Problem details> Starting from the top of the material, restate each line exactly until the line that contains "import plotly.graph_objects as go", which is also copied. Pictures are excluded.

★ ★ ★ ★

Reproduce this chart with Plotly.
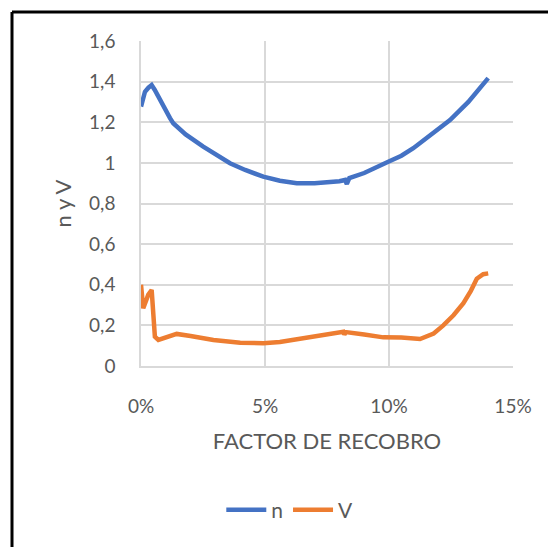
import plotly.graph_objects as go

# Factor de recobro (fraction) and n
n_x = [0.0, 0.0016, 0.0030, 0.0043, 0.0055, 0.0080, 0.0117, 0.0130, 0.0180, 0.0251, 0.0300,
       0.0359, 0.0420, 0.0493, 0.0560, 0.0628, 0.0700, 0.0762, 0.0800, 0.0823, 0.0830, 0.0840,
       0.0900, 0.0997, 0.1050, 0.1098, 0.1170, 0.1246, 0.1320, 0.1400]
n_y = [1.277, 1.350, 1.370, 1.383, 1.360, 1.300, 1.220, 1.195, 1.140, 1.080, 1.040,
       0.998, 0.965, 0.932, 0.912, 0.900, 0.900, 0.903, 0.910, 0.916, 0.896, 0.925,
       0.950, 1.006, 1.035, 1.072, 1.140, 1.211, 1.300, 1.417]

# Factor de recobro (fraction) and V
v_x = [0.0, 0.0009, 0.0020, 0.0029, 0.0043, 0.0050, 0.0056, 0.0070, 0.0100, 0.0144, 0.0200,
       0.0292, 0.0400, 0.0493, 0.0560, 0.0654, 0.0740, 0.0816, 0.0820, 0.0826, 0.0900, 0.0977,
       0.1050, 0.1125, 0.1180, 0.1219, 0.1260, 0.1300, 0.1330, 0.1354, 0.1380, 0.1400]
v_y = [0.400, 0.284, 0.320, 0.350, 0.374, 0.276, 0.144, 0.128, 0.138, 0.158, 0.148,
       0.128, 0.115, 0.112, 0.118, 0.136, 0.155, 0.169, 0.155, 0.167, 0.155, 0.141,
       0.140, 0.133, 0.160, 0.200, 0.250, 0.309, 0.370, 0.430, 0.452, 0.456]

fig = go.Figure()
fig.add_trace(go.Scatter(x=n_x, y=n_y, mode="lines", name="n",
                         line=dict(color="#4472C4", width=4.5)))
fig.add_trace(go.Scatter(x=v_x, y=v_y, mode="lines", name="V",
                         line=dict(color="#ED7D31", width=4.5)))

grid = "#d9d9d9"
txt = "#595959"
fig.update_layout(
    width=548, height=539,
    margin=dict(l=133, r=43, t=33, b=181),
    paper_bgcolor="white", plot_bgcolor="white",
    separators=", ",
    font=dict(family="Lato, Open Sans, sans-serif", size=19, color=txt),
    xaxis=dict(range=[0, 0.15], dtick=0.05, tick0=0, tickformat=".0%",
               showgrid=True, gridcolor=grid, gridwidth=1.5,
               zeroline=False, showline=True, linecolor=grid, linewidth=1.5,
               ticks="", ticklabelstandoff=22,
               title=dict(text="FACTOR DE RECOBRO", standoff=18,
                          font=dict(size=22, color=txt))),
    yaxis=dict(range=[0, 1.6], dtick=0.2, tick0=0,
               showgrid=True, gridcolor=grid, gridwidth=1.5,
               zeroline=False, showline=True, linecolor=grid, linewidth=1.5,
               ticks="", ticklabelstandoff=20,
               title=dict(text="n y V", standoff=11,
                          font=dict(size=22, color=txt))),
    legend=dict(orientation="h", x=0.40, xanchor="center", y=-0.443, yanchor="middle",
                font=dict(size=21, color=txt), itemwidth=40),
    showlegend=True,
)
# outer frame (top and left edges visible)
fig.add_shape(type="line", xref="paper", yref="paper",
              x0=(12 - 141) / 372, x1=(600 - 141) / 372,
              y0=(366 - 12) / 325, y1=(366 - 12) / 325,
              line=dict(color="black", width=3))
fig.add_shape(type="line", xref="paper", yref="paper",
              x0=(12 - 141) / 372, x1=(12 - 141) / 372,
              y0=(366 - 12) / 325, y1=(366 - 600) / 325,
              line=dict(color="black", width=3))

fig.write_html("out.html")
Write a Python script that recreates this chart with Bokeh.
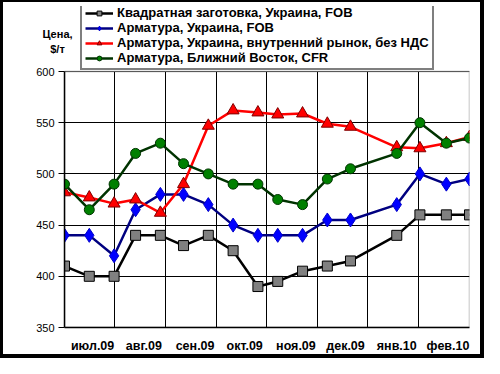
import pandas as pd
from bokeh.plotting import figure
from bokeh.models import Range1d, FixedTicker, Legend, LegendItem, Label, BoxAnnotation
from bokeh.embed import file_html
from bokeh.resources import INLINE

# ---- data ----
dates = ["2009-06-01", "2009-06-16", "2009-07-01", "2009-07-14", "2009-07-29",
         "2009-08-12", "2009-08-27", "2009-09-11", "2009-09-26", "2009-10-08",
         "2009-10-23", "2009-11-07", "2009-11-21", "2009-12-19", "2010-01-02",
         "2010-01-18", "2010-02-01"]
billet_ua_fob = [410, 400, 400, 440, 440, 430, 440, 425, 390, 395, 405, 410, 415, 440, 460, 460, 460]
rebar_ua_fob = [440, 440, 420, 465, 480, 480, 470, 450, 440, 440, 440, 455, 455, 470, 500, 490, 495]
rebar_ua_dom = [482, 477, 471, 475, 462, 490, 547, 562, 560, 558, 559, 549, 546, 526, 525, 530, 536]
rebar_me_cfr = [490, 465, 490, 520, 530, 510, 500, 490, 490, 475, 470, 495, 505, 520, 550, 530, 535]
series_names = ["Квадратная заготовка, Украина, FOB",
                "Арматура, Украина, FOB",
                "Арматура, Украина, внутренний рынок, без НДС",
                "Арматура, Ближний Восток, CFR"]
month_labels = ["июл.09", "авг.09", "сен.09", "окт.09", "ноя.09", "дек.09", "янв.10", "фев.10"]
y_ticks = [350, 400, 450, 500, 550, 600]
y_title = "Цена,\n$/т"

FONT = "Liberation Sans"
origin = pd.Timestamp(dates[0])
x = [(pd.Timestamp(d) - origin).days for d in dates]
month_starts = pd.date_range("2009-07-01", "2010-02-01", freq="MS")
month_days = [(m - origin).days for m in month_starts]
label_pos = [d - 13 for d in month_days]

# layout (pixels)
W, H = 484, 358
B_LEFT, B_RIGHT, B_TOP, B_BOTTOM = 60, 18, 4, 33
TOP_OF_AXIS = 69          # pixel row of the 600 line
axis_px = (H - B_BOTTOM) - TOP_OF_AXIS
y_end = y_ticks[-1] + (y_ticks[-1] - y_ticks[0]) * (TOP_OF_AXIS - B_TOP) / axis_px

p = figure(width=W, height=H, output_backend="svg", toolbar_location=None,
           x_range=Range1d(x[0], x[-1]), y_range=Range1d(y_ticks[0], y_end),
           min_border_left=B_LEFT, min_border_right=B_RIGHT,
           min_border_top=B_TOP, min_border_bottom=B_BOTTOM)
p.styles = {"border-style": "solid", "border-color": "black", "border-width": "2px 4px 4px 3px"}
p.background_fill_color = "white"
p.border_fill_color = "white"
p.outline_line_color = None

# grids
p.ygrid.ticker = FixedTicker(ticks=y_ticks)
p.ygrid.grid_line_color = "black"
p.ygrid.grid_line_width = 1
p.xgrid.ticker = FixedTicker(ticks=month_days[:-1])
p.xgrid.grid_line_color = "black"
p.xgrid.grid_line_width = 1

# axes
p.xaxis.ticker = FixedTicker(ticks=label_pos)
p.xaxis.major_label_overrides = {lp: lab for lp, lab in zip(label_pos, month_labels)}
p.xaxis.major_tick_line_color = None
p.xaxis.minor_tick_line_color = None
p.xaxis.axis_line_color = "black"
p.xaxis.axis_line_width = 1.5
p.xaxis.major_label_text_font = FONT
p.xaxis.major_label_text_font_style = "bold"
p.xaxis.major_label_text_font_size = "12.5px"
p.xaxis.major_label_text_color = "black"
p.xaxis.major_label_standoff = 5

p.yaxis.ticker = FixedTicker(ticks=y_ticks)
p.yaxis.bounds = (y_ticks[0], y_ticks[-1])
p.yaxis.major_tick_out = 6
p.yaxis.major_tick_in = 0
p.yaxis.major_tick_line_color = "black"
p.yaxis.minor_tick_line_color = None
p.yaxis.axis_line_color = "black"
p.yaxis.axis_line_width = 1.5
p.yaxis.major_label_text_font = FONT
p.yaxis.major_label_text_font_size = "11px"
p.yaxis.major_label_text_color = "black"
p.yaxis.major_label_standoff = 4

# white area above the plot box (hides grid there) and the plot box itself
p.add_layout(BoxAnnotation(bottom=y_ticks[-1], fill_color="white", fill_alpha=1,
                           line_alpha=0, level="underlay"))
p.add_layout(BoxAnnotation(bottom=y_ticks[0], top=y_ticks[-1], fill_alpha=0,
                           line_color="black", line_width=1.5, level="underlay"))

# series
styles = [
    dict(line="#000000", marker="square", size=10, fill="#808080", mline="#000000"),
    dict(line="#000080", marker="diamond", size=14, fill="#0000FF", mline="#0000CC"),
    dict(line="#FF0000", marker="triangle", size=12, fill="#FF0000", mline="#800000"),
    dict(line="#003300", marker="circle", size=10, fill="#008000", mline="#003300"),
]
items = []
for name, ys, st in zip(series_names, [billet_ua_fob, rebar_ua_fob, rebar_ua_dom, rebar_me_cfr], styles):
    r1 = p.line(x, ys, line_color=st["line"], line_width=2.5)
    r2 = p.scatter(x, ys, marker=st["marker"], size=st["size"], fill_color=st["fill"],
                   line_color=st["mline"], line_width=1)
    items.append(LegendItem(label=name, renderers=[r1, r2]))

legend = Legend(items=items, location=(16, (H - B_BOTTOM) - 68))
legend.label_text_font = FONT
legend.label_text_font_style = "bold"
legend.label_text_font_size = "13px"
legend.label_text_color = "black"
legend.glyph_width = 28
legend.glyph_height = 12
legend.label_height = 12
try:
    legend.spacing = -5
except Exception:
    legend.spacing = 0
legend.padding = 3
legend.margin = 0
legend.label_standoff = 4
legend.border_line_color = "black"
legend.border_line_width = 2
legend.background_fill_color = "white"
legend.background_fill_alpha = 1
p.add_layout(legend, "center")

# y title, in the left side panel
p.add_layout(Label(x=54, y=(H - B_BOTTOM) - 39, x_units="screen", y_units="screen", text=y_title,
                   text_align="center", text_baseline="middle", text_font=FONT,
                   text_font_style="bold", text_font_size="11px", text_color="black"), "left")

open("out.html", "w").write(file_html(p, INLINE))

★ ★ ★ ★

Answer for this exercise>
Reproduce this chart with Plotly.
import plotly.graph_objects as go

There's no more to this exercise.